**Your goal:** Copy, exactly and only, the lines from the one with "Reproduce this chart with Plotly." up to and including the one with "W, HGT = 959, 581", leaving pictures out.

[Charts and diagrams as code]
(begin)

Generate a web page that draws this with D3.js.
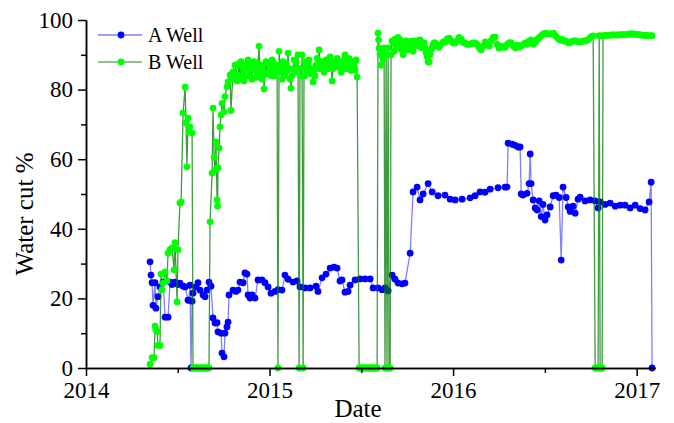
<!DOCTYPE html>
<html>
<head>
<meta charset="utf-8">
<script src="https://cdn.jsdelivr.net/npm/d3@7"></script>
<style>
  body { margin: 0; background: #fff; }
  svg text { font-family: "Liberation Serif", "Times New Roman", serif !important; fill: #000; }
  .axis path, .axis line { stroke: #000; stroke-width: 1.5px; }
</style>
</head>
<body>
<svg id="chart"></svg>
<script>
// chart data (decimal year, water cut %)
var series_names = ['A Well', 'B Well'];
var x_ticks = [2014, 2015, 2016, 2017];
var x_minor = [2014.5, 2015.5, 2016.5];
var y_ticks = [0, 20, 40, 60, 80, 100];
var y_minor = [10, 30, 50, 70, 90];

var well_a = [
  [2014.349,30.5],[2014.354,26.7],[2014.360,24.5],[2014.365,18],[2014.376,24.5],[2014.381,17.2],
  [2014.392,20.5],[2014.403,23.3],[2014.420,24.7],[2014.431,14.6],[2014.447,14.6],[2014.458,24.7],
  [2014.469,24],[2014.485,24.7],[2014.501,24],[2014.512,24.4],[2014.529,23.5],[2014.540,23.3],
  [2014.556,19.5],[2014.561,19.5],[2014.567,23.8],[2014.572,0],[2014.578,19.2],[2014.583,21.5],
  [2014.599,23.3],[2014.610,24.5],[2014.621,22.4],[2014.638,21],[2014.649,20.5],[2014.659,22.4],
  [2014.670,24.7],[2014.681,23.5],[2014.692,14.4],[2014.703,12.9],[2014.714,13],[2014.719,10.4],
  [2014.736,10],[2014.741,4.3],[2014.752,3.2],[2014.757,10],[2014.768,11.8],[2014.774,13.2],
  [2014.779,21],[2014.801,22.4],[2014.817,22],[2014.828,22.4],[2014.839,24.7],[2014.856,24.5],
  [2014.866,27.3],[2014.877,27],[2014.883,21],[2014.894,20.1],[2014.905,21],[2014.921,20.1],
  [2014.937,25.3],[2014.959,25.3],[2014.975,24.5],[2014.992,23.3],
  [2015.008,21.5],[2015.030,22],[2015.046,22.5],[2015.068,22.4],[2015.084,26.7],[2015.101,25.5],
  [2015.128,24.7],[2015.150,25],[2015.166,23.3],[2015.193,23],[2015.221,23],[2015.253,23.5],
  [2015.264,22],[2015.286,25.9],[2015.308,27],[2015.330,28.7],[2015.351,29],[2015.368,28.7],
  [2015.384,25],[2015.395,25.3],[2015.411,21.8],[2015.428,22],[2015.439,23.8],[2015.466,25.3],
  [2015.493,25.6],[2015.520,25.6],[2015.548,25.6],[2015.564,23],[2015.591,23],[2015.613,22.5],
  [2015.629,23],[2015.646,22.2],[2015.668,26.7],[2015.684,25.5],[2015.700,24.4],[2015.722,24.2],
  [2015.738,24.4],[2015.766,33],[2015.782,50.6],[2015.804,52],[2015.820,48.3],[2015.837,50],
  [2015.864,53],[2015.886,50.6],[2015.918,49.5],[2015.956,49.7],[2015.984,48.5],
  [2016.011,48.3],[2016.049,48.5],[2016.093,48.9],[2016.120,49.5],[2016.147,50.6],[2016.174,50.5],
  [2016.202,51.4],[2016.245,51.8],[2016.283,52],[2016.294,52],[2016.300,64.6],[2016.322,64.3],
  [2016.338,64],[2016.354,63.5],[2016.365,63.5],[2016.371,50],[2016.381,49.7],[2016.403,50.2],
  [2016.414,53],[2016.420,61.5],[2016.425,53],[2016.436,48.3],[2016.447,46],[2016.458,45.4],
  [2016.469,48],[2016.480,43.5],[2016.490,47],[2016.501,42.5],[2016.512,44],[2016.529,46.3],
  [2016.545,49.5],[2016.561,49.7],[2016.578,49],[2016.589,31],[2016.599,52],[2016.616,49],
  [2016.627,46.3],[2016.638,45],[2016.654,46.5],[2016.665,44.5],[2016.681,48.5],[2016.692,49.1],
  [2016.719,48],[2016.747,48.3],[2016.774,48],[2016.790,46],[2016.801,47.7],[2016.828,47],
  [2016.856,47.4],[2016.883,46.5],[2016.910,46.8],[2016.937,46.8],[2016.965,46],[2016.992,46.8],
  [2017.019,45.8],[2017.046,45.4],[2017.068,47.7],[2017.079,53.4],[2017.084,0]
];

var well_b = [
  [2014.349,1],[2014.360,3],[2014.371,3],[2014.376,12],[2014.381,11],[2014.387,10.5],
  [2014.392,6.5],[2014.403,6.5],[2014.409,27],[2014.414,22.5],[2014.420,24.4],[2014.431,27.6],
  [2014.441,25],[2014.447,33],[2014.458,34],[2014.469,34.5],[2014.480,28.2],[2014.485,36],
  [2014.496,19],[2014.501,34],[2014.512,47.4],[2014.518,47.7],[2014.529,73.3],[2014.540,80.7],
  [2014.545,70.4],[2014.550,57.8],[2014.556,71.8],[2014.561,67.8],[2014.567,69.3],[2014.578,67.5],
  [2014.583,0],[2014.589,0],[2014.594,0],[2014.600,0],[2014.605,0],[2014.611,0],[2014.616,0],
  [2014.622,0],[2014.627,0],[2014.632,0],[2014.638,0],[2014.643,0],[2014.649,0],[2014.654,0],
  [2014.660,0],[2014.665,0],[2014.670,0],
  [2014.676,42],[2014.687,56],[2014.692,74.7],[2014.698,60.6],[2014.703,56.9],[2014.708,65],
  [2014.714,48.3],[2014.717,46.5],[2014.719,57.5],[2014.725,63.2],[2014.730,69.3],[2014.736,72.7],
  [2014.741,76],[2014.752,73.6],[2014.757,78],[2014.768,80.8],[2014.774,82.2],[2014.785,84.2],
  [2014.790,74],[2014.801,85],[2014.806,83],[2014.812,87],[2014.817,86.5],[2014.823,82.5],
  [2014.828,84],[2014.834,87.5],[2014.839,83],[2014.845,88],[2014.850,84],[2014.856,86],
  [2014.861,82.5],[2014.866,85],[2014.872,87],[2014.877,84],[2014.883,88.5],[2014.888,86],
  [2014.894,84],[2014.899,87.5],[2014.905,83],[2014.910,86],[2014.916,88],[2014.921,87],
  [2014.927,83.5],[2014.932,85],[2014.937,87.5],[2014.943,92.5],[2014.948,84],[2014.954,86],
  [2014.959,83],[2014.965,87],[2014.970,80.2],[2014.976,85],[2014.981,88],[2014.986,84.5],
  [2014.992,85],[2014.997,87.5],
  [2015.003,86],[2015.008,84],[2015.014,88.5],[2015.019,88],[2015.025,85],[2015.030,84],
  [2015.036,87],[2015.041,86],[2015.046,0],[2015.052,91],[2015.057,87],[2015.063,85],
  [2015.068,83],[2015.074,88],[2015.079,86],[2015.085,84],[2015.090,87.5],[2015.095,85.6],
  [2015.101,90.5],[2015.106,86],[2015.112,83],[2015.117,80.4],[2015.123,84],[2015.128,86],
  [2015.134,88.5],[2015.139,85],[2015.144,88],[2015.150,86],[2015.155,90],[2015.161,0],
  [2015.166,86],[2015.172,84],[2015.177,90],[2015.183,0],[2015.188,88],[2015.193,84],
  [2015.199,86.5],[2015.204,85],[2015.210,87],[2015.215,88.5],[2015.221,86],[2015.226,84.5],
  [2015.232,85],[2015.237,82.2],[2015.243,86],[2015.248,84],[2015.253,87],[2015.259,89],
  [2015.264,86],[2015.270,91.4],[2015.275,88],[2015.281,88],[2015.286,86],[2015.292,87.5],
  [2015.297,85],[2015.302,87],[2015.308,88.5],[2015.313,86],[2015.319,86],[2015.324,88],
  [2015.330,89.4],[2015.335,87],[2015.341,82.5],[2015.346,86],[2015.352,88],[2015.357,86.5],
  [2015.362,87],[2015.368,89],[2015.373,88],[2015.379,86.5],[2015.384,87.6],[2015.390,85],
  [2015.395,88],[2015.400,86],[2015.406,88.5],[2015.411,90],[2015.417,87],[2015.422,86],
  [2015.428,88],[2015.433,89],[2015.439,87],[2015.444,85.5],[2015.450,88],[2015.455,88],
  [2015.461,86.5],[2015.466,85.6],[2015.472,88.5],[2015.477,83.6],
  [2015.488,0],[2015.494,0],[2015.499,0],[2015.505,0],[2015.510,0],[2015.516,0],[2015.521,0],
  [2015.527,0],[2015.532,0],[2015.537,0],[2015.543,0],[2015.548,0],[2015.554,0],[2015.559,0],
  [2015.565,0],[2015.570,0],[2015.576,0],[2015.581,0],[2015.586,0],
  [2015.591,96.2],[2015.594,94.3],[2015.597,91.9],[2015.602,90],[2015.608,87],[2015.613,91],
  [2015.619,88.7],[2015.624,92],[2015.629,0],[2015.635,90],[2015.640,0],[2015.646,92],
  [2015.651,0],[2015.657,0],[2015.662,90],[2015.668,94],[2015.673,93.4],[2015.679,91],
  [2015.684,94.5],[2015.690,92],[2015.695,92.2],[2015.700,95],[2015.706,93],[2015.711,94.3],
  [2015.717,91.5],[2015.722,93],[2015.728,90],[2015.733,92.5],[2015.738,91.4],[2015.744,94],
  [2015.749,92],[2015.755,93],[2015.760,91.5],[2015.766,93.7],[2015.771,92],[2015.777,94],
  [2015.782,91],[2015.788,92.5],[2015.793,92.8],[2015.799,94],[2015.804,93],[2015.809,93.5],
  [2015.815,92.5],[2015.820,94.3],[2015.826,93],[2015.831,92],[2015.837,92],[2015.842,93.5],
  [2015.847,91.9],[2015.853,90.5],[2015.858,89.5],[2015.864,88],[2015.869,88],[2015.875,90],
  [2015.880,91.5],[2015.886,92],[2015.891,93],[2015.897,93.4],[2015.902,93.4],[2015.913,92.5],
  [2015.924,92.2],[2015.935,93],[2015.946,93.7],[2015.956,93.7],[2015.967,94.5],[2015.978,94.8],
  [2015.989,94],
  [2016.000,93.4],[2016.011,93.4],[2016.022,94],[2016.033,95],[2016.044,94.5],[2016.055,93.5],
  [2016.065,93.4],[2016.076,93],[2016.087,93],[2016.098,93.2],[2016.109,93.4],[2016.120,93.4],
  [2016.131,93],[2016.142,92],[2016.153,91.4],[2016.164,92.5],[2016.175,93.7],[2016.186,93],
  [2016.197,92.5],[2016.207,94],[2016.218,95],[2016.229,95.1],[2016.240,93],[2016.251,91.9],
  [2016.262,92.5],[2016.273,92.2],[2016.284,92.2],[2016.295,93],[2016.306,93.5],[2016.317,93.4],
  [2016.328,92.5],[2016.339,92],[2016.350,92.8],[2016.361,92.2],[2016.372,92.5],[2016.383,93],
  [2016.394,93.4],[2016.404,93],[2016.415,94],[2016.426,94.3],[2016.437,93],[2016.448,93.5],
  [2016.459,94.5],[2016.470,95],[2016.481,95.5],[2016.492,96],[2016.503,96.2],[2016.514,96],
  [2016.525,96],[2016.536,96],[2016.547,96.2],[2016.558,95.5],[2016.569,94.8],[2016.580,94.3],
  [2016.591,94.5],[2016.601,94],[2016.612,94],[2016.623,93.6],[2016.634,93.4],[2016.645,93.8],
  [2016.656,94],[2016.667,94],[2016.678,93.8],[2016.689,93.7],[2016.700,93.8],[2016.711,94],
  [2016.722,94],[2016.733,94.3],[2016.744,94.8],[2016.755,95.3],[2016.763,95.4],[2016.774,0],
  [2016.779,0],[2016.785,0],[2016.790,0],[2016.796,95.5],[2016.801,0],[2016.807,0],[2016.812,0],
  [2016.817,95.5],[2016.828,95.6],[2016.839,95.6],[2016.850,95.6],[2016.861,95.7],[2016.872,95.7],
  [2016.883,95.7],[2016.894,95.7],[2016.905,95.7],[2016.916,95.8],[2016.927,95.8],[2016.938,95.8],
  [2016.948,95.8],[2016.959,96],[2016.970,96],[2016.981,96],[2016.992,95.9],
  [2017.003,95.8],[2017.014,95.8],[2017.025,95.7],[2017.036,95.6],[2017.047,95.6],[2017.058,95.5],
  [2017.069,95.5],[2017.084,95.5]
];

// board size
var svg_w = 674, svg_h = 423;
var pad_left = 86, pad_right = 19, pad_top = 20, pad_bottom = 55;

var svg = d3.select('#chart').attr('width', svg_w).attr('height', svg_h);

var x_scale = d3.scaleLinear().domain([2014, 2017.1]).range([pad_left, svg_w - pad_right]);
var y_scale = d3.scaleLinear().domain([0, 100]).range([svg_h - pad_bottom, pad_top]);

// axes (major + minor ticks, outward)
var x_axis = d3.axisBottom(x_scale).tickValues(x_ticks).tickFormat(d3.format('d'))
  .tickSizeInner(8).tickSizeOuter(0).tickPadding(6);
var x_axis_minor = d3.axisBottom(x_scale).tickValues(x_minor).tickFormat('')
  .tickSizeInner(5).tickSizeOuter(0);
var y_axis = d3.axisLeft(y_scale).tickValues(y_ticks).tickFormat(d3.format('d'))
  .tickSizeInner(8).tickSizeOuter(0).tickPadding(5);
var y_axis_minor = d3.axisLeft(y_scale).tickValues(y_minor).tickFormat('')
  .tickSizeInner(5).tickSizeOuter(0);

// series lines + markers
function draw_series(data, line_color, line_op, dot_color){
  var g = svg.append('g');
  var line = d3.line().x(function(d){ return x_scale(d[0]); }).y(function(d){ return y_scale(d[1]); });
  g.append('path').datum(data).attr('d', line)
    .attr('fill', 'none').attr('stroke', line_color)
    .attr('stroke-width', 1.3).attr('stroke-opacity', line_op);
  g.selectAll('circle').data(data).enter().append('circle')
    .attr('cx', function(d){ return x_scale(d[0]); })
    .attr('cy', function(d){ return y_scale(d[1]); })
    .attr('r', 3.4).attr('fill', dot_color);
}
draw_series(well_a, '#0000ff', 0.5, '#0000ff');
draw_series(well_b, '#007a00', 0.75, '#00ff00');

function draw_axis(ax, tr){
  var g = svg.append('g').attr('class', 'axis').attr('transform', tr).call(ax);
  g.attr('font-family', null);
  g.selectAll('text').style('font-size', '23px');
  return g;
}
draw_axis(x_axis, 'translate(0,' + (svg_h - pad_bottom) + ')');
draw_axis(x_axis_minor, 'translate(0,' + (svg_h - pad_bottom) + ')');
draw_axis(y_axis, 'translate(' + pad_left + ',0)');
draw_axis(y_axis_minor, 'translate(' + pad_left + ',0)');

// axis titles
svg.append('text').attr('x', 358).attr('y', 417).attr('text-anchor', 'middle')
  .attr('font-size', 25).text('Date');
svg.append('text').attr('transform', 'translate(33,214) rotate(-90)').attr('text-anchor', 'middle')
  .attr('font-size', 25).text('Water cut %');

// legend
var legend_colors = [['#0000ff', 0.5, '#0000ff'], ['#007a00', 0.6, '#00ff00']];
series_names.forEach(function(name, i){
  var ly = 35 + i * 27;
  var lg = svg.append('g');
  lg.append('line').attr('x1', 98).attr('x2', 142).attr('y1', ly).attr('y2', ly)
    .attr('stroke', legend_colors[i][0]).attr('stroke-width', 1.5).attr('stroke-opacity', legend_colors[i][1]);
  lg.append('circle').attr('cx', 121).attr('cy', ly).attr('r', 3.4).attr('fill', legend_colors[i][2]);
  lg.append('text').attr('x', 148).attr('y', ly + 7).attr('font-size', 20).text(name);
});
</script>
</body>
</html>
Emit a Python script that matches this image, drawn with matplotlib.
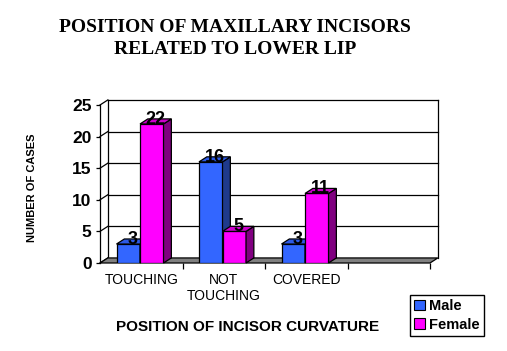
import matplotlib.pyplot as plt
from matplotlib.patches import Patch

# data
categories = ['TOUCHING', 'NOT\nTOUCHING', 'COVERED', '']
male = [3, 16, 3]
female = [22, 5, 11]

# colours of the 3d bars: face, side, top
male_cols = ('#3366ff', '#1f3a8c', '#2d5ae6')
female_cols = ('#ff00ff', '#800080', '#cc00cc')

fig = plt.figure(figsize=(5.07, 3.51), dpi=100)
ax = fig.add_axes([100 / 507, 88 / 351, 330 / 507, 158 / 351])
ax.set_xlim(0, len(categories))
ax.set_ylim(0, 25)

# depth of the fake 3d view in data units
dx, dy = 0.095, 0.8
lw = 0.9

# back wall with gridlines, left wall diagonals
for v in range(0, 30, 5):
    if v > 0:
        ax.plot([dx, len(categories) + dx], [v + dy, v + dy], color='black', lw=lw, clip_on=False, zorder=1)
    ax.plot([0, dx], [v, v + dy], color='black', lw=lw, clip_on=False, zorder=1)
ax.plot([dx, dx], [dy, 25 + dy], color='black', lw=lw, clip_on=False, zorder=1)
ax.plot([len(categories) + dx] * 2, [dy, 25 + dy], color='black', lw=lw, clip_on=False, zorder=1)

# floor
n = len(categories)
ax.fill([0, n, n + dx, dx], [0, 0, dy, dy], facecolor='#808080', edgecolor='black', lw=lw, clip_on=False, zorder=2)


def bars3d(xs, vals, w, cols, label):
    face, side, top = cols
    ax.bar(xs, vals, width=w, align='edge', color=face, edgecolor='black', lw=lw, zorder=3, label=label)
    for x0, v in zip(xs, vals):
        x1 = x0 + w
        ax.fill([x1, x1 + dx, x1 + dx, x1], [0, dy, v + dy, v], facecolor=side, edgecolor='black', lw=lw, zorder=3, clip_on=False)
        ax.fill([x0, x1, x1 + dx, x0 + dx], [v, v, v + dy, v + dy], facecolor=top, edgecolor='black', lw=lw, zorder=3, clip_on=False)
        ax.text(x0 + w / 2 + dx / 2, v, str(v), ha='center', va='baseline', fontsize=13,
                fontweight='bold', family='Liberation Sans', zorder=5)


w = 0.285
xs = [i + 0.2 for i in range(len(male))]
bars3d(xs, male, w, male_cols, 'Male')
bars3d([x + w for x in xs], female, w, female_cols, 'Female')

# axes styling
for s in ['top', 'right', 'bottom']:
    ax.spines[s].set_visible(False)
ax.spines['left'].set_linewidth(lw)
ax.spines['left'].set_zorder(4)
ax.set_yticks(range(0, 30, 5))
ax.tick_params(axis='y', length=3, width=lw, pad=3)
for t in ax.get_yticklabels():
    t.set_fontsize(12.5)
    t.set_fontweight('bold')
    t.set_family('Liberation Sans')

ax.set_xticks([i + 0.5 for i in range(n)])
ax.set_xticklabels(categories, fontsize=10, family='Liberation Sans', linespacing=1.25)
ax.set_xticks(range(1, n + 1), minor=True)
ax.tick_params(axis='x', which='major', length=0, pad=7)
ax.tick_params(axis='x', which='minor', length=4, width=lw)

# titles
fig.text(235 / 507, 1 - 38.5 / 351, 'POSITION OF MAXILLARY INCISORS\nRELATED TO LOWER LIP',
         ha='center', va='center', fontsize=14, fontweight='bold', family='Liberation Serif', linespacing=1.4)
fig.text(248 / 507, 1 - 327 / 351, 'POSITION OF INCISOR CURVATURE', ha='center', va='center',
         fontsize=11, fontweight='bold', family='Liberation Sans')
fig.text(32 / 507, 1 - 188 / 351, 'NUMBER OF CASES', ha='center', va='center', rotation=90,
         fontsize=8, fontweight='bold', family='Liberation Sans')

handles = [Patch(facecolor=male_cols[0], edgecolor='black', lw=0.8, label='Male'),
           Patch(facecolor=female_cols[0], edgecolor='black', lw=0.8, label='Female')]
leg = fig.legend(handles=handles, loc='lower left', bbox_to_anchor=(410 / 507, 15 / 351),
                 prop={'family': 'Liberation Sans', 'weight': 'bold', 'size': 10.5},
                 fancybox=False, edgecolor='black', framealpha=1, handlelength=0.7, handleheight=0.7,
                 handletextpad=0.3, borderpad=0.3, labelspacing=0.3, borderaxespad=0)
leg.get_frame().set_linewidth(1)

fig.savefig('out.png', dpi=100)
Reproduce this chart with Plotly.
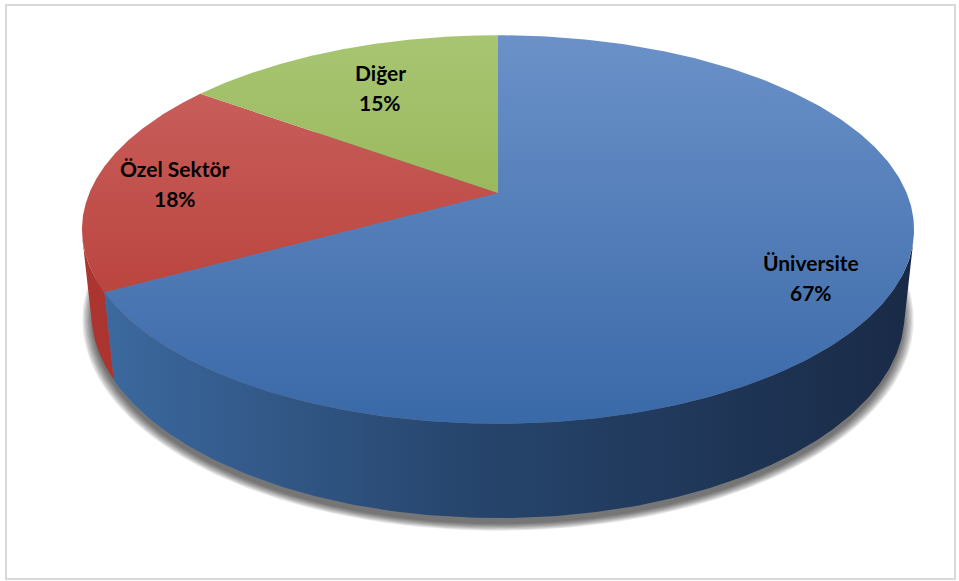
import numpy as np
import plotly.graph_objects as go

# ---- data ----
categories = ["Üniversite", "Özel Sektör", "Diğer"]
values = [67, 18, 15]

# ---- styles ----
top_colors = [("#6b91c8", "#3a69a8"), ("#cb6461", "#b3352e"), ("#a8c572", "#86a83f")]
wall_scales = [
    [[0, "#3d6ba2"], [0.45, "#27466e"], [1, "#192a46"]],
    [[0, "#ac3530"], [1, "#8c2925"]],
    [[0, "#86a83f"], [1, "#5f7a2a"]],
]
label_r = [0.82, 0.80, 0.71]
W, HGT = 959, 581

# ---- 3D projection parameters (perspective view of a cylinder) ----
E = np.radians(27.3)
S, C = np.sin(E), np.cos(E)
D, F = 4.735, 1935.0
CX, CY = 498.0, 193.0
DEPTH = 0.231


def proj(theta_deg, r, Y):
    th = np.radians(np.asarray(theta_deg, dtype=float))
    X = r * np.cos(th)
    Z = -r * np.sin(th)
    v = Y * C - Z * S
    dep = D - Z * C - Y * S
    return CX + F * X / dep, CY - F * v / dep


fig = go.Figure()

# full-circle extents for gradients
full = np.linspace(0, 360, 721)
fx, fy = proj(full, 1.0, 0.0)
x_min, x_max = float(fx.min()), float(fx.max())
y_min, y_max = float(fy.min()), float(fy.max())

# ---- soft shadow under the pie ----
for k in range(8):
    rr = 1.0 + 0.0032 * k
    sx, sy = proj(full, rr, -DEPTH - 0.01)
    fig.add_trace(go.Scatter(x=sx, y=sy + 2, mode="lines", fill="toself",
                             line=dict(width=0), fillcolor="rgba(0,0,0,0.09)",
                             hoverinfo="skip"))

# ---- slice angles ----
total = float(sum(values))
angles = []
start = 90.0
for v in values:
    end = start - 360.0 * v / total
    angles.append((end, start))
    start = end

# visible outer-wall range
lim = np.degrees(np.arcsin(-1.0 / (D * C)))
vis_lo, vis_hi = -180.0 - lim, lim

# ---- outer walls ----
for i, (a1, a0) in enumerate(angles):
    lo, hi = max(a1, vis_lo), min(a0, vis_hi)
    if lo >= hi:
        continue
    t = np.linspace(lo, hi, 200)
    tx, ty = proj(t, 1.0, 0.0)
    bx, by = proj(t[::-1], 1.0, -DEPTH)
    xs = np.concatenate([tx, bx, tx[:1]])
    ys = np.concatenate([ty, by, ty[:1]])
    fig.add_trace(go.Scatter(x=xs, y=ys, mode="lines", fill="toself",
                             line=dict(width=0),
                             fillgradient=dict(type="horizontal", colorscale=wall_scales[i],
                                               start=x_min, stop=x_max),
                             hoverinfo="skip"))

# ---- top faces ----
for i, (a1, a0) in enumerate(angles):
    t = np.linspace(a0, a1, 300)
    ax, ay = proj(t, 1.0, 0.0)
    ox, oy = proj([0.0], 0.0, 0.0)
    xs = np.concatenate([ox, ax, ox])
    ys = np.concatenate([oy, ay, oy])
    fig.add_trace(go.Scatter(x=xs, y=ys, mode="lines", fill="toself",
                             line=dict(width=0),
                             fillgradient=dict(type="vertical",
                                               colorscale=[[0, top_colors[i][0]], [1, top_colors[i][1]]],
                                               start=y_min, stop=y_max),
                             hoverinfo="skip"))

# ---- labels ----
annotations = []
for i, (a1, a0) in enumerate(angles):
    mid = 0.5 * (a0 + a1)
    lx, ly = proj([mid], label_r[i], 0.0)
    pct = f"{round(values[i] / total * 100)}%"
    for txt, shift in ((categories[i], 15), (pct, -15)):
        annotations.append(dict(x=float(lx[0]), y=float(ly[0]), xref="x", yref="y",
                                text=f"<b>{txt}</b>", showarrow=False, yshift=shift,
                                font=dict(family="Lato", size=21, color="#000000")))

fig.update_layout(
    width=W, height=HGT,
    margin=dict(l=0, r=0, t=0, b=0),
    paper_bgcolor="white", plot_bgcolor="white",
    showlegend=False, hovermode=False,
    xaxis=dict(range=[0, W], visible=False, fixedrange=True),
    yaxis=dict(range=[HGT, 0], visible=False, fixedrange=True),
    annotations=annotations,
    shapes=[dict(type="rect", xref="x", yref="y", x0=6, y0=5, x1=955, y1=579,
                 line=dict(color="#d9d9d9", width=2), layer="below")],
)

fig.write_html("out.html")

(end)

**Full solution:**
Reproduce this chart with Plotly.
import numpy as np
import plotly.graph_objects as go

# ---- data ----
categories = ["Üniversite", "Özel Sektör", "Diğer"]
values = [67, 18, 15]

# ---- styles ----
top_colors = [("#6b91c8", "#3a69a8"), ("#cb6461", "#b3352e"), ("#a8c572", "#86a83f")]
wall_scales = [
    [[0, "#3d6ba2"], [0.45, "#27466e"], [1, "#192a46"]],
    [[0, "#ac3530"], [1, "#8c2925"]],
    [[0, "#86a83f"], [1, "#5f7a2a"]],
]
label_r = [0.82, 0.80, 0.71]
W, HGT = 959, 581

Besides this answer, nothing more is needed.